The strong debate performance hasn’t really helped Buttigieg much in the national polls: He is still sitting at about 7 percentage points in the RealClearPolitics national average, up about 1 point since the debate. But with little more than 100 days until the Iowa caucuses, he is definitely in contention to win the crucial first contest. On Thursday morning, an Iowa State University poll showed him surging into second place with 20 percent support in Iowa, behind Warren at 28 percent and ahead of Bernie Sanders (18 percent) and Joe Biden (12 percent).

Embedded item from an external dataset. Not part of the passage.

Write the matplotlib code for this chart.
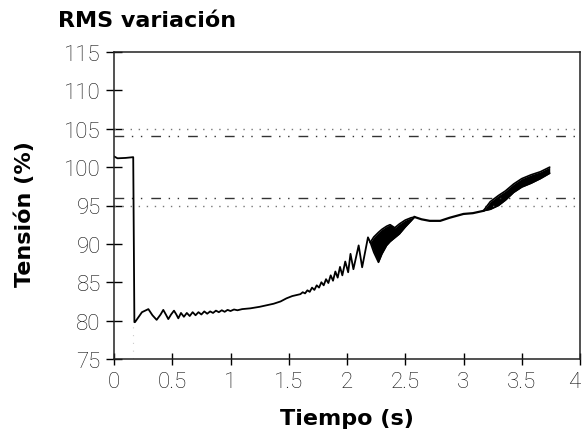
import matplotlib
matplotlib.use("Agg")
import matplotlib.pyplot as plt
import numpy as np

# main trace: flat, drop, oscillations up to the first wide band
t_main = [0.0, 0.03, 0.10, 0.165, 0.175, 0.18, 0.24, 0.295, 0.33, 0.366, 0.40, 0.423, 0.445,
          0.466, 0.49, 0.515, 0.535, 0.552, 0.575, 0.60, 0.625, 0.65, 0.675, 0.70, 0.725,
          0.75, 0.775, 0.80, 0.825, 0.85, 0.875, 0.90, 0.925, 0.95, 0.975, 1.0, 1.03, 1.06,
          1.10, 1.17, 1.25, 1.37, 1.43, 1.48, 1.53, 1.60, 1.62, 1.64, 1.66, 1.68, 1.70,
          1.72, 1.74, 1.76, 1.78, 1.80, 1.82, 1.84, 1.86, 1.88, 1.90, 1.92, 1.94, 1.96,
          1.985, 2.01, 2.03, 2.055, 2.10, 2.13, 2.18, 2.20]
v_main = [101.4, 101.15, 101.2, 101.3, 79.8, 79.8, 81.1, 81.5, 80.7, 80.1, 80.8, 81.4, 80.8,
          80.2, 80.8, 81.3, 80.8, 80.3, 81.0, 80.5, 81.0, 80.6, 81.1, 80.7, 81.1,
          80.8, 81.2, 80.9, 81.2, 81.0, 81.3, 81.1, 81.35, 81.15, 81.4, 81.25, 81.45, 81.35,
          81.5, 81.6, 81.8, 82.2, 82.5, 82.9, 83.2, 83.45, 83.7, 83.55, 83.95, 83.75, 84.3,
          84.0, 84.6, 84.3, 85.0, 84.6, 85.4, 84.9, 85.9, 85.2, 86.4, 85.6, 87.0, 85.9,
          87.7, 86.3, 88.7, 86.7, 89.8, 86.95, 90.85, 90.2]

# first wide band
t_band1 = [2.20, 2.23, 2.27, 2.30, 2.34, 2.37, 2.41, 2.45, 2.50, 2.55, 2.58]
up_band1 = [90.2, 90.9, 91.5, 91.9, 92.3, 92.5, 92.1, 92.6, 93.1, 93.4, 93.5]
lo_band1 = [90.2, 88.9, 87.6, 88.7, 89.8, 90.3, 90.8, 91.3, 92.2, 93.0, 93.5]

# thin part between bands
t_mid = [2.58, 2.64, 2.71, 2.80, 2.88, 3.00, 3.08, 3.17]
v_mid = [93.5, 93.2, 93.0, 93.0, 93.4, 93.9, 94.0, 94.3]

# second wide band
t_band2 = [3.17, 3.23, 3.30, 3.36, 3.43, 3.50, 3.58, 3.66, 3.74]
up_band2 = [94.3, 95.5, 96.3, 96.9, 97.8, 98.5, 99.0, 99.4, 100.0]
lo_band2 = [94.3, 94.5, 95.0, 95.7, 96.7, 97.4, 97.9, 98.5, 99.2]

dotted_levels = [105, 95]
dashdot_levels = [104, 96]
drop_t = 0.165

x_ticks = [0, 0.5, 1, 1.5, 2, 2.5, 3, 3.5, 4]
x_labels = ["0", "0.5", "1", "1.5", "2", "2.5", "3", "3.5", "4"]
y_ticks = [75, 80, 85, 90, 95, 100, 105, 110, 115]

fig = plt.figure(figsize=(5.84, 4.35), dpi=100)
ax = fig.add_axes([114 / 584, 1 - 360 / 435, 466 / 584, 307 / 435])

for lv in dotted_levels:
    ax.axhline(lv, color="#777777", lw=1.0, linestyle=(0, (1, 4.8)))
for lv in dashdot_levels:
    ax.axhline(lv, color="#333333", lw=1.0, linestyle=(0, (7, 5.5, 1, 5.5, 1, 6.5)))

ax.plot([drop_t, drop_t], [75, 79.8], color="#cccccc", lw=0.8, linestyle=(0, (1, 6)))

ax.plot(t_main, v_main, color="black", lw=1.3, solid_joinstyle="round")
ax.fill_between(t_band1, lo_band1, up_band1, color="black", lw=0)
ax.plot(t_band1, up_band1, color="black", lw=1.2)
ax.plot(t_band1, lo_band1, color="black", lw=1.2)
ax.plot(t_mid, v_mid, color="black", lw=1.6)
ax.fill_between(t_band2, lo_band2, up_band2, color="black", lw=0)
ax.plot(t_band2, up_band2, color="black", lw=1.2, solid_capstyle="round")
ax.plot(t_band2, lo_band2, color="black", lw=1.2, solid_capstyle="round")

ax.set_xlim(0, 4)
ax.set_ylim(75, 115)
ax.set_xticks(x_ticks)
ax.set_xticklabels(x_labels)
ax.set_yticks(y_ticks)

for s in ax.spines.values():
    s.set_linewidth(1.1)
    s.set_color("#222222")

ax.tick_params(axis="y", direction="inout", length=11, width=1.0, pad=4)
ax.tick_params(axis="x", direction="inout", length=8, width=1.0, pad=5)
for lab in ax.get_xticklabels() + ax.get_yticklabels():
    lab.set_fontsize(16)
    lab.set_family(["Roboto", "DejaVu Sans"])
    lab.set_fontweight("light")
    lab.set_color("#111111")
ax.get_xticklabels()[-1].set_horizontalalignment("right")

fig.text(58 / 584, 1 - 27 / 435, "RMS variación", fontsize=16, fontweight="bold",
         family="DejaVu Sans", ha="left", va="baseline")
fig.text(347 / 584, 1 - 425 / 435, "Tiempo (s)", fontsize=16, fontweight="bold",
         family="DejaVu Sans", ha="center", va="baseline")
fig.text(25 / 584, 1 - 214 / 435, "Tensión (%)", fontsize=16, fontweight="bold",
         family="DejaVu Sans", ha="center", va="center", rotation=90)

fig.savefig("out.png", dpi=100)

The RCP average of Iowa polls now shows a tighter race with Warren at 22.5 percent, Biden at 18.8 percent, Buttigieg at 15.8 percent, and Sanders at 15.3 percent.

Simply by turning Iowa into a four-way race, Buttigieg has made the Democratic primary more unpredictable. The last four Democratic presidential nominees each won Iowa. Yes, Democrats award their delegates proportionally, but momentum matters, and there’s nothing quite so persuasive in a large intra-party fight as an early victory. “I think Iowa is much more important this cycle than it’s been in any of the other cycles I’ve been in,” veteran Democratic campaign consultant Joe Trippi tells National Review. “Somebody comes out of Iowa, they’re likely to be a rocket ship, particularly if it’s a surprise.”

A victory in Iowa, of course, is no guarantee that Buttigieg would ultimately win the nomination. David Catanese wrote this week in The State that Buttigieg campaign focus groups in South Carolina show him struggling to gain any support among African-American Democratic primary voters, in part because he’s openly gay. A victory in Iowa could help ease concerns about Buttigieg’s electability, just as Barack Obama’s early victory in Iowa helped assuage Democratic fears that it would be risky to make Obama the first African-American major-party presidential nominee.

Still, it would appear to be harder for Buttigieg to parlay an Iowa victory into a win in South Carolina than it was for Obama in 2008 or would be for Joe Biden, Cory Booker, or Kamala Harris this cycle. Buttigieg’s sexual orientation isn’t the only thing limiting his support to wealthier, more educated, white Democrats; he’s also hampered by the fact that he’s often really boring. Obama could unite a winning Democratic coalition by playing the roles of both professor and preacher; Buttigieg only seems to know how to be the former. The mayor also isn’t really as moderate as he now wants you to think. Barack Obama said he supported banning late-term abortion, but Buttigieg opposes any legal limits on abortion. Buttigieg would not strip churches, synagogues, and mosques of their tax-exempt status for refusing to perform same-sex marriages, but he would use the power of the state to crush traditional religious schools and other institutions that uphold their faith’s teachings on sex, gender, and marriage. He also wants to remake the Supreme Court, increasing the number of justices from nine to 15.

That said, Buttigieg does have a few things going for him. His campaign has $23 million in the bank, nearly as much as Warren’s and twice as much as Biden’s. What’s more, a huge portion of the field — Senators Warren, Sanders, Harris, Booker, and Klobuchar — could be trapped in Washington for President Trump’s impeachment trial in the weeks leading up to Iowa, depending on how the House’s inquiry shakes out.

Ultimately, Iowa will be the key for Buttigieg, and while the Iowa State poll suggests it’s worth keeping an eye on him there, it’s also too early to write off lower-polling Democrats in the caucuses. In 2012, for example, the eventual Republican winner of Iowa (Rick Santorum) was polling below 5 percent at this point in the race. In 1988, Joe Trippi recalls, the Dick Gephardt campaign, on which he was working, was “dead last three weeks out [from Iowa caucus day] at 7 percent.” Gephardt went on to win Iowa. With more than three months still to go until the first-in-the-nation nominating contest, Trippi says, “I wouldn’t count anyone out.”